Recommendations

To improve its contract management, increase accountability, and justify the significant amount it pays for contracted services, the Authority should take the following steps by May 2019:

•  Prioritize contract management efforts and reduce the frequency with which contract management responsibilities shift among Authority staff by establishing a formal process for hiring and assigning full-time, experienced contract managers. These contract managers should have duty statements reflecting their contract oversight responsibilities, and they should report to supervisors who understand those responsibilities and have extensive knowledge about the contracts' deliverables. In addition, those supervisors' duty statements should clearly lay out their responsibility for addressing any contract manager noncompliance with the Authority's contract management policies and procedures, whether reported by CMSU or identified by another means.

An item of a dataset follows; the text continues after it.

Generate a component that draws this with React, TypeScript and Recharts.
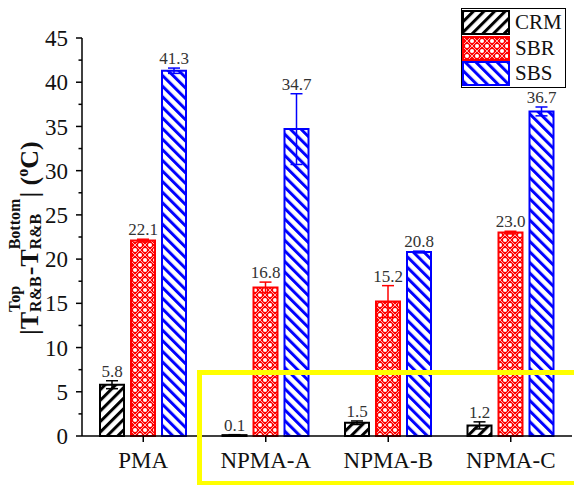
import React from 'react';
import { BarChart, Bar, XAxis, YAxis, ErrorBar, LabelList } from 'recharts';

const categories = ['PMA', 'NPMA-A', 'NPMA-B', 'NPMA-C'];
const crmValues = [5.8, 0.1, 1.5, 1.2];
const crmErrors = [0.45, 0.05, 0.2, 0.4];
const sbrValues = [22.1, 16.8, 15.2, 23.0];
const sbrErrors = [0.15, 0.6, 1.8, 0.15];
const sbsValues = [41.3, 34.7, 20.8, 36.7];
const sbsErrors = [0.3, 4.0, 0.1, 0.5];
const seriesNames = ['CRM', 'SBR', 'SBS'];
const yTicks = [0, 2.5, 5, 7.5, 10, 12.5, 15, 17.5, 20, 22.5, 25, 27.5, 30, 32.5, 35, 37.5, 40, 42.5, 45];

const data = categories.map((name, i) => ({
  name,
  crm: crmValues[i],
  crmErr: crmErrors[i],
  sbr: sbrValues[i],
  sbrErr: sbrErrors[i],
  sbs: sbsValues[i],
  sbsErr: sbsErrors[i],
}));

const FONT = '"Liberation Serif", "Times New Roman", serif';
const W = 574;
const H = 485;
const MARGIN = { top: 38, right: 2, left: 0, bottom: 0 };
const X_AXIS_H = 49;
const Y_AXIS_W = 82;
const PLOT_H = H - MARGIN.top - MARGIN.bottom - X_AXIS_H;
const Y_MAX = 45;
const PPU = PLOT_H / Y_MAX;

const COLORS = { crm: '#000000', sbr: '#ff0000', sbs: '#0000ff' };
const FILLS = { crm: 'url(#patCRM)', sbr: 'url(#patSBR)', sbs: 'url(#patSBS)' };
const KEYS = ['crm', 'sbr', 'sbs'];

const Patterns = () => (
  <svg width={0} height={0} style={{ position: 'absolute', left: 0, top: 0 }}>
    <defs>
      <pattern id="patCRM" patternUnits="userSpaceOnUse" width={7.5} height={7.5} patternTransform="rotate(45)">
        <rect width={7.5} height={7.5} fill="#fff" />
        <rect x={0} y={0} width={3} height={7.5} fill="#000" />
      </pattern>
      <pattern id="patSBS" patternUnits="userSpaceOnUse" width={7.5} height={7.5} patternTransform="rotate(-45)">
        <rect width={7.5} height={7.5} fill="#fff" />
        <rect x={0} y={0} width={3} height={7.5} fill="#0000ff" />
      </pattern>
      <pattern id="patSBR" patternUnits="userSpaceOnUse" width={10} height={10}>
        <rect width={10} height={10} fill="#ff0000" />
        <path d="M0,0 L10,10 M10,0 L0,10" stroke="#fff" strokeWidth={0.7} />
        <circle cx={5} cy={0} r={2} fill="#fff" />
        <circle cx={5} cy={10} r={2} fill="#fff" />
        <circle cx={0} cy={5} r={2} fill="#fff" />
        <circle cx={10} cy={5} r={2} fill="#fff" />
      </pattern>
    </defs>
  </svg>
);

const YTick = (props: any) => {
  const { x, y, payload } = props;
  const v = payload.value;
  const axisX = x + 14;
  const major = v % 5 === 0;
  return (
    <g>
      <line x1={axisX - (major ? 6 : 3.5)} x2={axisX} y1={y} y2={y} stroke="#000" strokeWidth={1.5} />
      {major && (
        <text x={x} y={y} dy="0.355em" textAnchor="end" fontSize={23} fontFamily={FONT} fill="#111">
          {v}
        </text>
      )}
    </g>
  );
};

const YLabel = () => {
  const F = 26;
  const S = 16;
  return (
    <g transform="translate(38,335) rotate(-90)" fontFamily={FONT} fontWeight="bold" fill="#111">
      <text x={0} y={0} fontSize={F}>|T</text>
      <text x={23.1} y={-18} fontSize={S}>Top</text>
      <text x={23.1} y={3} fontSize={S}>R&amp;B</text>
      <text x={59.7} y={0} fontSize={F}>-T</text>
      <text x={85.7} y={-18} fontSize={S}>Bottom</text>
      <text x={85.7} y={3} fontSize={S}>R&amp;B</text>
      <text x={137.4} y={0} fontSize={F} style={{ whiteSpace: 'pre' }}>| (</text>
      <text x={158.3} y={-10} fontSize={S}>o</text>
      <text x={166.3} y={0} fontSize={F}>C)</text>
    </g>
  );
};

const makeLabel = (errKey: string) => (props: any) => {
  const vb = props.viewBox || props;
  const x = props.x ?? vb.x;
  const y = props.y ?? vb.y;
  const width = props.width ?? vb.width;
  const idx = props.index;
  const err = (data[idx] as any)[errKey] || 0;
  const v = Number(props.value);
  return (
    <text
      x={x + width / 2}
      y={y - err * PPU - 4}
      textAnchor="middle"
      fontSize={17}
      fontFamily={FONT}
      fill="#333"
    >
      {v.toFixed(1)}
    </text>
  );
};

const Legend = () => (
  <div
    style={{
      position: 'absolute',
      left: 461,
      top: 8,
      width: 105,
      height: 80,
      border: '1.5px solid #000',
      background: '#fff',
      boxSizing: 'border-box',
      paddingTop: 1,
    }}
  >
    {KEYS.map((k, i) => (
      <div key={k} style={{ display: 'flex', alignItems: 'center', height: 25.5 }}>
        <svg width={48} height={25} style={{ display: 'block' }}>
          <rect x={1} y={1} width={46} height={23} fill={(FILLS as any)[k]} stroke={(COLORS as any)[k]} strokeWidth={2} />
        </svg>
        <span style={{ marginLeft: 5, fontSize: 21, fontFamily: FONT, color: '#111', lineHeight: '25px' }}>
          {seriesNames[i]}
        </span>
      </div>
    ))}
  </div>
);

export default function App() {
  return (
    <div
      style={{
        position: 'fixed',
        left: 0,
        top: 0,
        width: W,
        height: H,
        overflow: 'hidden',
        background: '#fff',
      }}
    >
      <Patterns />
      <BarChart width={W} height={H} data={data} margin={MARGIN} barGap={7}>
        <XAxis
          dataKey="name"
          height={X_AXIS_H}
          axisLine={{ stroke: '#000', strokeWidth: 1.5 }}
          tickLine={{ stroke: '#000', strokeWidth: 1.5 }}
          tickSize={6}
          tickMargin={10}
          tick={{ fontSize: 23, fontFamily: FONT, fill: '#111' }}
          interval={0}
        />
        <YAxis
          width={Y_AXIS_W}
          domain={[0, Y_MAX]}
          ticks={yTicks}
          interval={0}
          tickSize={6}
          tickMargin={8}
          tickLine={false}
          axisLine={{ stroke: '#000', strokeWidth: 1.5 }}
          tick={<YTick />}
          label={{ content: () => <YLabel /> }}
        />
        {KEYS.map((k) => (
          <Bar
            key={k}
            dataKey={k}
            fill={(FILLS as any)[k]}
            stroke={(COLORS as any)[k]}
            strokeWidth={2}
            barSize={24}
            isAnimationActive={false}
          >
            <ErrorBar dataKey={k + 'Err'} width={6} stroke={(COLORS as any)[k]} strokeWidth={1.5} direction="y" />
            <LabelList dataKey={k} content={makeLabel(k + 'Err')} />
          </Bar>
        ))}
      </BarChart>
      <Legend />
      <div
        style={{
          position: 'absolute',
          left: 197,
          top: 370,
          width: 420,
          height: 116,
          border: '5px solid #ffff00',
          boxSizing: 'border-box',
          pointerEvents: 'none',
        }}
      />
    </div>
  );
}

•   Require CMSU to establish a schedule to monitor individual contract manager compliance and report annually the results of this monitoring to Authority executive leadership. To help ensure the integrity of its oversight role, CMSU should be composed of state staff in place of RDP consultants.

•   Hold contract managers accountable for performing the duties that the Authority's policies assign to them. Specifically, CMSU and, to the extent necessary, contract managers' supervisors should require and review evidence from contract managers demonstrating their approval of deliverables, detection and resolution of contractor performance issues, and assessment of contract amendments for merit. The Authority should not accept observations and reports from its contractors or the RDP consultants in place of this evidence.

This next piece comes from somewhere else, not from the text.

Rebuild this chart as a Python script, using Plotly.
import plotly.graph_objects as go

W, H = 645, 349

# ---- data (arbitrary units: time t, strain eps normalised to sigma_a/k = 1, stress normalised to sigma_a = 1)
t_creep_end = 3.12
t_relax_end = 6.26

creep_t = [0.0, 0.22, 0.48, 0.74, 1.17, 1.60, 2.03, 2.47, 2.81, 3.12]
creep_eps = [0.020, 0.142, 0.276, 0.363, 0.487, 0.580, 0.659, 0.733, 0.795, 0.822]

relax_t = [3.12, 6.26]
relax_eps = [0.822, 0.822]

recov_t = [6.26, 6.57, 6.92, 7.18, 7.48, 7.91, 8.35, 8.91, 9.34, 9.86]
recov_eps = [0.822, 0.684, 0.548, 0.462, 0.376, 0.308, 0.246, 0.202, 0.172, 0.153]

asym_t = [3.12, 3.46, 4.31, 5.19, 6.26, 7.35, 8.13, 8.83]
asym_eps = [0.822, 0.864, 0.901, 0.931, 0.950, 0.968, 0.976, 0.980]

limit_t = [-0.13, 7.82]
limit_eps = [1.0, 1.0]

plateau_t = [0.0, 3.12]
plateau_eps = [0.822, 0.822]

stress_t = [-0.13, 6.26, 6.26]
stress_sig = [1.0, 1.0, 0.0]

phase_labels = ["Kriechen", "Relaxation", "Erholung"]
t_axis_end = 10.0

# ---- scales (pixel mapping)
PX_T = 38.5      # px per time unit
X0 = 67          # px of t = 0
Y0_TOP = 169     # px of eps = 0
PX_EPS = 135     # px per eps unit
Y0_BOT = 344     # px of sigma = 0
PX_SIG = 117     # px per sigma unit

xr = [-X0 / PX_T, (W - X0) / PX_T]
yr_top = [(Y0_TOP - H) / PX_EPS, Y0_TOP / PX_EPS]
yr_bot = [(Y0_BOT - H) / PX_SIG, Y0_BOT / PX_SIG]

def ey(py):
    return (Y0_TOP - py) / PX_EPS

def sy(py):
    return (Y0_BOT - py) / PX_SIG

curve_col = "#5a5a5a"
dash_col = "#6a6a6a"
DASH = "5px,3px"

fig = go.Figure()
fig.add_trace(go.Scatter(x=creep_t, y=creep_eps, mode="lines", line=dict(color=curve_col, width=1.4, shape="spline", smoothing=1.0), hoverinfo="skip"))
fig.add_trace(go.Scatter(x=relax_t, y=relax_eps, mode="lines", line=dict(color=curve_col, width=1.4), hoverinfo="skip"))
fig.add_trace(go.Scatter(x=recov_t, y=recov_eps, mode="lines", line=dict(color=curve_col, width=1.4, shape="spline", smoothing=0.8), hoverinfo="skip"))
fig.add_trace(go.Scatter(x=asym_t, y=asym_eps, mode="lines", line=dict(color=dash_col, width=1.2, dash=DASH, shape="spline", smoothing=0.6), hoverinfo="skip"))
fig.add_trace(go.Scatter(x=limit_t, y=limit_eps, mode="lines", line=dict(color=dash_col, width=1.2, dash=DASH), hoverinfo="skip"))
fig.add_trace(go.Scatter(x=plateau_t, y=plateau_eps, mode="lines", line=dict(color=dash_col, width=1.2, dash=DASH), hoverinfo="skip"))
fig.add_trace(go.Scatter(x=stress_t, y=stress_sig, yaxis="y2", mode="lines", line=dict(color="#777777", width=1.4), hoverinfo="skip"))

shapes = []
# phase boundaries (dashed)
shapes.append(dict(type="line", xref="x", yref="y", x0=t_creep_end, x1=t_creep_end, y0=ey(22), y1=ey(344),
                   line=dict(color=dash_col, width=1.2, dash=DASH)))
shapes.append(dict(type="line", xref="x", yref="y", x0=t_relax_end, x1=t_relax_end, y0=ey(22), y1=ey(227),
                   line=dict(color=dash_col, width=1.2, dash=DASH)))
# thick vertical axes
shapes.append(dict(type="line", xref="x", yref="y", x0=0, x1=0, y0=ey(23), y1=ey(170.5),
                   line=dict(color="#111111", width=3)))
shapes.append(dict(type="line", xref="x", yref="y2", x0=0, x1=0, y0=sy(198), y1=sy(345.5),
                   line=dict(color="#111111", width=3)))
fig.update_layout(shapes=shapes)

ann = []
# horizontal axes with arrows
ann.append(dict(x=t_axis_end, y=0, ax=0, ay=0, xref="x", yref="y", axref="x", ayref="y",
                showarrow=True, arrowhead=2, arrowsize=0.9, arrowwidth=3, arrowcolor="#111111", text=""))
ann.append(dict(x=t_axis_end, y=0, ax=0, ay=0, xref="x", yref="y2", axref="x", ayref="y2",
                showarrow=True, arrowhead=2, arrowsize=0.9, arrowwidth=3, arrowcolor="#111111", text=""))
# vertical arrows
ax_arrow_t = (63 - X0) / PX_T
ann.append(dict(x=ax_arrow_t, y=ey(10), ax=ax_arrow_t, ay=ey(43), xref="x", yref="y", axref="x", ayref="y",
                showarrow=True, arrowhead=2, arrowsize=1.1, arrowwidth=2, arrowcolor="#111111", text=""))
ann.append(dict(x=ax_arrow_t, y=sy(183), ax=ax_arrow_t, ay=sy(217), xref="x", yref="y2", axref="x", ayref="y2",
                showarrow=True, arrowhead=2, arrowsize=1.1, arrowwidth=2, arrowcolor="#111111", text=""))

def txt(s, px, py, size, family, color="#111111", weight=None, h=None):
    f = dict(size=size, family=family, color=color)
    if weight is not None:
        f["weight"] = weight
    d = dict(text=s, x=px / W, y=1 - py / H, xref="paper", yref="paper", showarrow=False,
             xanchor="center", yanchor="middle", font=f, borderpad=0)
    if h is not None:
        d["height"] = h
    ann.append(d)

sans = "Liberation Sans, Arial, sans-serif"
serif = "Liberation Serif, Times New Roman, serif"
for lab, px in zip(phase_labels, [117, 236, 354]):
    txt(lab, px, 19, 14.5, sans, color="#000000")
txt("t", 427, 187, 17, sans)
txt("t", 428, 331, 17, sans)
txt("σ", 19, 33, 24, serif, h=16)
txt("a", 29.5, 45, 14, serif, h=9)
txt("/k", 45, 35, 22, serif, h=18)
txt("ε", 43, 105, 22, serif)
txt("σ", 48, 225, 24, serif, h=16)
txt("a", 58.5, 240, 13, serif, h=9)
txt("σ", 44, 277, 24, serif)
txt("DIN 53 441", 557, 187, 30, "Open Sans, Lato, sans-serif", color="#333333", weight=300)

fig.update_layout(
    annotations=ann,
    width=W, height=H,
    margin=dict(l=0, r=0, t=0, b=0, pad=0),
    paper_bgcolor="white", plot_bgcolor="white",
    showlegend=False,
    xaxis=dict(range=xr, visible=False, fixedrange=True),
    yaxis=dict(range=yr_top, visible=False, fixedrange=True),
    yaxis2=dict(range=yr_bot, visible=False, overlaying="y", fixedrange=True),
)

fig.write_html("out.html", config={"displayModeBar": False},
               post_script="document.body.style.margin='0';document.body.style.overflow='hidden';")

To prevent the inappropriate use of contractors to perform state functions, the Authority should develop procedures by May 2019 for evaluating whether new and existing administrative duties should be assigned to contractors or to state employees.

To ensure that contract managers' invoice reviews are complete and that invoiced costs are allowable under contract terms, the Authority should amend its applicable procedures by May 2019 to require contract managers to document their review of invoiced rates and expenses.

To ensure the consistency and effectiveness of its efforts to monitor the performance of the oversight firms with which it contracts, the Authority should develop a formal methodology by May 2019 for using the performance evaluation tool it has implemented. This methodology should include procedures for assessing the sufficiency of the oversight firms' review and approval of invoices for construction contracts.

To ensure that the oversight firms' spending is reasonable, the Authority should develop a formal process by May 2019 for tracking any out-of-scope work that the oversight firms perform. To reduce the likelihood that its contracts with the oversight firms run out of funds prematurely as a result of this additional work, the Authority should also develop a formal process for amending the oversight firms' contracts contemporaneously to change orders that significantly extend the timelines or increase the scope of work of the construction contracts that oversight firms oversee.